**EXERCISE:** Restate each line word for word. Leave out every picture.

Collected data entries:
───

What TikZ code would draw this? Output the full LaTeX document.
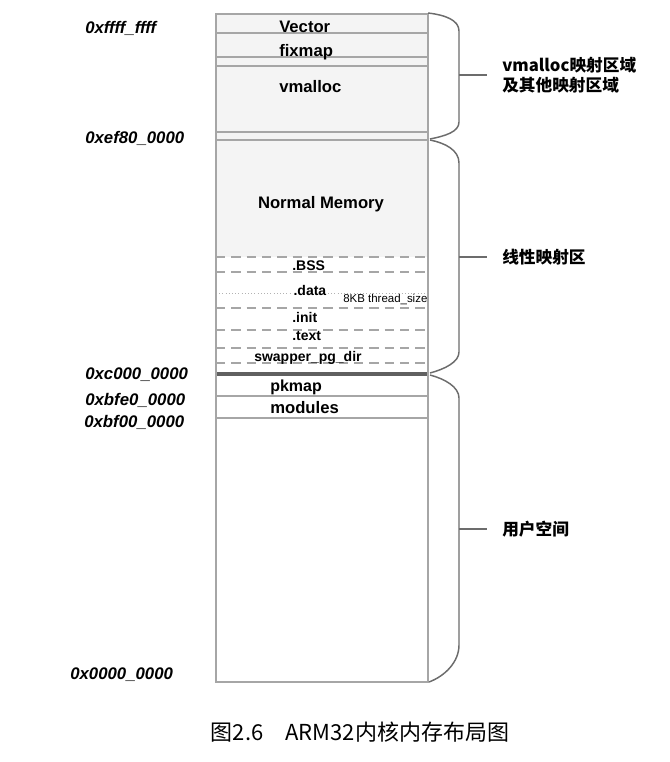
\documentclass[tikz,border=0pt]{standalone}
\usepackage{fontspec}
\setmainfont{Liberation Sans}
\newfontfamily\cjk{Noto Sans CJK SC}
\usetikzlibrary{calc}
\tikzset{
    linea/.style = {draw = gray!70, line width = 0.9pt},
    tratteggio/.style = {draw = gray!70, line width = 0.9pt, dash pattern = on 7pt off 4.5pt},
    puntini/.style = {draw = gray!60, line width = 0.7pt, dash pattern = on 0.8pt off 1.6pt},
    graffa/.style = {draw = gray!85!black, line width = 1.1pt},
    nome/.style = {anchor = base west, font = \fontsize{12.5}{14}\selectfont\bfseries, inner sep = 0pt},
    sezione/.style = {anchor = base west, font = \fontsize{10.5}{12}\selectfont\bfseries, inner sep = 0pt},
    indirizzo/.style = {anchor = base west, font = \fontsize{12.6}{14}\selectfont\bfseries\itshape, inner sep = 0pt},
    zona/.style = {anchor = west, font = \fontsize{12.5}{15}\selectfont\cjk\bfseries, align = left, inner sep = 0pt}
}

\begin{document}
\begin{tikzpicture}[x = 0.75pt, y = -0.75pt]
    \useasboundingbox (0,0) rectangle (669,762);
    % Parametri
    \pgfmathsetmacro{\sx}{216}
    \pgfmathsetmacro{\dx}{428}
    \pgfmathsetmacro{\gx}{459}
    \pgfmathsetmacro{\tx}{487}
    % Scatola
    \fill[gray!9] (\sx,14) rectangle (\dx,257);
    \foreach \y in {33,57,66,132,140,396,418}
        \draw[linea] (\sx,\y) -- (\dx,\y);
    \foreach \y in {257,272,308,330,348,363}
        \draw[tratteggio] (\sx,\y) -- (\dx,\y);
    \draw[puntini] (\sx,293) -- (\dx,293);
    \draw[draw = gray!75!black, line width = 2.4pt] (\sx,374) -- (\dx,374);
    \draw[linea] (\sx,14) rectangle (\dx,682);
    % Nomi nella scatola
    \node[nome] (vector) at (279,33) {Vector};
    \node[nome] (fixmap) at (279,57) {fixmap};
    \node[nome] (vmalloc) at (279,93) {vmalloc};
    \node[nome, anchor = base] (normal) at (321,209) {Normal Memory};
    \node[sezione] (bss) at (292,271) {.BSS};
    \node[sezione, fill = white, inner sep = 1pt] (data) at (292,296) {.data};
    \node[anchor = base west, font = \fontsize{8.6}{10}\selectfont, inner sep = 0pt] (thread) at (343,303) {8KB thread\_size};
    \node[sezione] (init) at (292,322) {.init};
    \node[sezione] (text) at (292,340) {.text};
    \node[sezione] (swapper) at (254,361) {swapper\_pg\_dir};
    \node[nome, font = \fontsize{12}{14}\selectfont\bfseries] (pkmap) at (270,391) {pkmap};
    \node[nome] (modules) at (270,413) {modules};
    % Indirizzi
    \node[indirizzo] (a1) at (85,34) {0xffff\_ffff};
    \node[indirizzo] (a2) at (85,144) {0xef80\_0000};
    \node[indirizzo] (a3) at (85,379) {0xc000\_0000};
    \node[indirizzo] (a4) at (85,405) {0xbfe0\_0000};
    \node[indirizzo] (a5) at (84,427) {0xbf00\_0000};
    \node[indirizzo] (a6) at (70,679) {0x0000\_0000};
    % Graffe
    \draw[graffa] (\dx,13) .. controls (445,15) and (\gx,20) .. (\gx,31) -- (\gx,122) .. controls (\gx,132) and (445,136) .. (430,139);
    \draw[graffa] (430,140) .. controls (445,143) and (\gx,150) .. (\gx,163) -- (\gx,352) .. controls (\gx,362) and (445,369) .. (430,373);
    \draw[graffa] (430,375) .. controls (445,379) and (\gx,387) .. (\gx,398) -- (\gx,645) .. controls (\gx,662) and (445,676) .. (429,682);
    \coordinate (g1) at (\gx,75);
    \coordinate (g2) at (\gx,257);
    \coordinate (g3) at (\gx,529);
    % Etichette delle zone
    \node[zona] (z1) at (502,75) {vmalloc映射区域\\及其他映射区域};
    \node[zona] (z2) at (502,257) {线性映射区};
    \node[zona] (z3) at (502,529) {用户空间};
    \draw[graffa] (g1) -- ($(z1.west)+(-15,0)$);
    \draw[graffa] (g2) -- ($(z2.west)+(-15,0)$);
    \draw[graffa] (g3) -- ($(z3.west)+(-15,0)$);
    % Didascalia
    \node[font = \fontsize{16.5}{19}\selectfont\cjk] (cap) at (360,732) {图2.6\quad ARM32内核内存布局图};
\end{tikzpicture}
\end{document}
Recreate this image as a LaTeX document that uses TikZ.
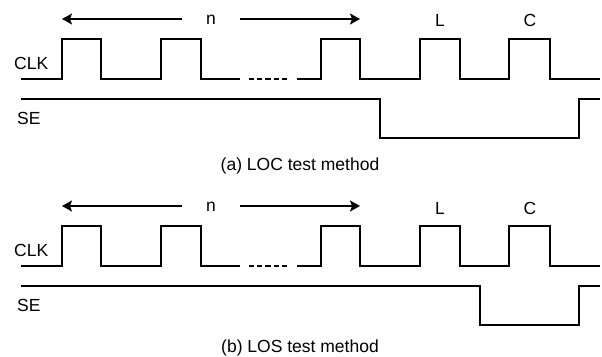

───

**EXERCISE RESULT:**
What TikZ code would draw this? Output the full LaTeX document.
\documentclass[tikz,border=0pt]{standalone}
\usepackage{fontspec}
\setmainfont{Liberation Sans}
\newfontfamily\cjk{Noto Sans CJK SC}
\usetikzlibrary{calc}
\tikzset{
    linea/.style = {draw = gray!70, line width = 0.9pt},
    tratteggio/.style = {draw = gray!70, line width = 0.9pt, dash pattern = on 7pt off 4.5pt},
    puntini/.style = {draw = gray!60, line width = 0.7pt, dash pattern = on 0.8pt off 1.6pt},
    graffa/.style = {draw = gray!85!black, line width = 1.1pt},
    nome/.style = {anchor = base west, font = \fontsize{12.5}{14}\selectfont\bfseries, inner sep = 0pt},
    sezione/.style = {anchor = base west, font = \fontsize{10.5}{12}\selectfont\bfseries, inner sep = 0pt},
    indirizzo/.style = {anchor = base west, font = \fontsize{12.6}{14}\selectfont\bfseries\itshape, inner sep = 0pt},
    zona/.style = {anchor = west, font = \fontsize{12.5}{15}\selectfont\cjk\bfseries, align = left, inner sep = 0pt}
}

\begin{document}
\begin{tikzpicture}[x = 0.75pt, y = -0.75pt]
    \useasboundingbox (0,0) rectangle (669,762);
    % Parametri
    \pgfmathsetmacro{\sx}{216}
    \pgfmathsetmacro{\dx}{428}
    \pgfmathsetmacro{\gx}{459}
    \pgfmathsetmacro{\tx}{487}
    % Scatola
    \fill[gray!9] (\sx,14) rectangle (\dx,257);
    \foreach \y in {33,57,66,132,140,396,418}
        \draw[linea] (\sx,\y) -- (\dx,\y);
    \foreach \y in {257,272,308,330,348,363}
        \draw[tratteggio] (\sx,\y) -- (\dx,\y);
    \draw[puntini] (\sx,293) -- (\dx,293);
    \draw[draw = gray!75!black, line width = 2.4pt] (\sx,374) -- (\dx,374);
    \draw[linea] (\sx,14) rectangle (\dx,682);
    % Nomi nella scatola
    \node[nome] (vector) at (279,33) {Vector};
    \node[nome] (fixmap) at (279,57) {fixmap};
    \node[nome] (vmalloc) at (279,93) {vmalloc};
    \node[nome, anchor = base] (normal) at (321,209) {Normal Memory};
    \node[sezione] (bss) at (292,271) {.BSS};
    \node[sezione, fill = white, inner sep = 1pt] (data) at (292,296) {.data};
    \node[anchor = base west, font = \fontsize{8.6}{10}\selectfont, inner sep = 0pt] (thread) at (343,303) {8KB thread\_size};
    \node[sezione] (init) at (292,322) {.init};
    \node[sezione] (text) at (292,340) {.text};
    \node[sezione] (swapper) at (254,361) {swapper\_pg\_dir};
    \node[nome, font = \fontsize{12}{14}\selectfont\bfseries] (pkmap) at (270,391) {pkmap};
    \node[nome] (modules) at (270,413) {modules};
    % Indirizzi
    \node[indirizzo] (a1) at (85,34) {0xffff\_ffff};
    \node[indirizzo] (a2) at (85,144) {0xef80\_0000};
    \node[indirizzo] (a3) at (85,379) {0xc000\_0000};
    \node[indirizzo] (a4) at (85,405) {0xbfe0\_0000};
    \node[indirizzo] (a5) at (84,427) {0xbf00\_0000};
    \node[indirizzo] (a6) at (70,679) {0x0000\_0000};
    % Graffe
    \draw[graffa] (\dx,13) .. controls (445,15) and (\gx,20) .. (\gx,31) -- (\gx,122) .. controls (\gx,132) and (445,136) .. (430,139);
    \draw[graffa] (430,140) .. controls (445,143) and (\gx,150) .. (\gx,163) -- (\gx,352) .. controls (\gx,362) and (445,369) .. (430,373);
    \draw[graffa] (430,375) .. controls (445,379) and (\gx,387) .. (\gx,398) -- (\gx,645) .. controls (\gx,662) and (445,676) .. (429,682);
    \coordinate (g1) at (\gx,75);
    \coordinate (g2) at (\gx,257);
    \coordinate (g3) at (\gx,529);
    % Etichette delle zone
    \node[zona] (z1) at (502,75) {vmalloc映射区域\\及其他映射区域};
    \node[zona] (z2) at (502,257) {线性映射区};
    \node[zona] (z3) at (502,529) {用户空间};
    \draw[graffa] (g1) -- ($(z1.west)+(-15,0)$);
    \draw[graffa] (g2) -- ($(z2.west)+(-15,0)$);
    \draw[graffa] (g3) -- ($(z3.west)+(-15,0)$);
    % Didascalia
    \node[font = \fontsize{16.5}{19}\selectfont\cjk] (cap) at (360,732) {图2.6\quad ARM32内核内存布局图};
\end{tikzpicture}
\end{document}
Recreate this image as a LaTeX document that uses TikZ.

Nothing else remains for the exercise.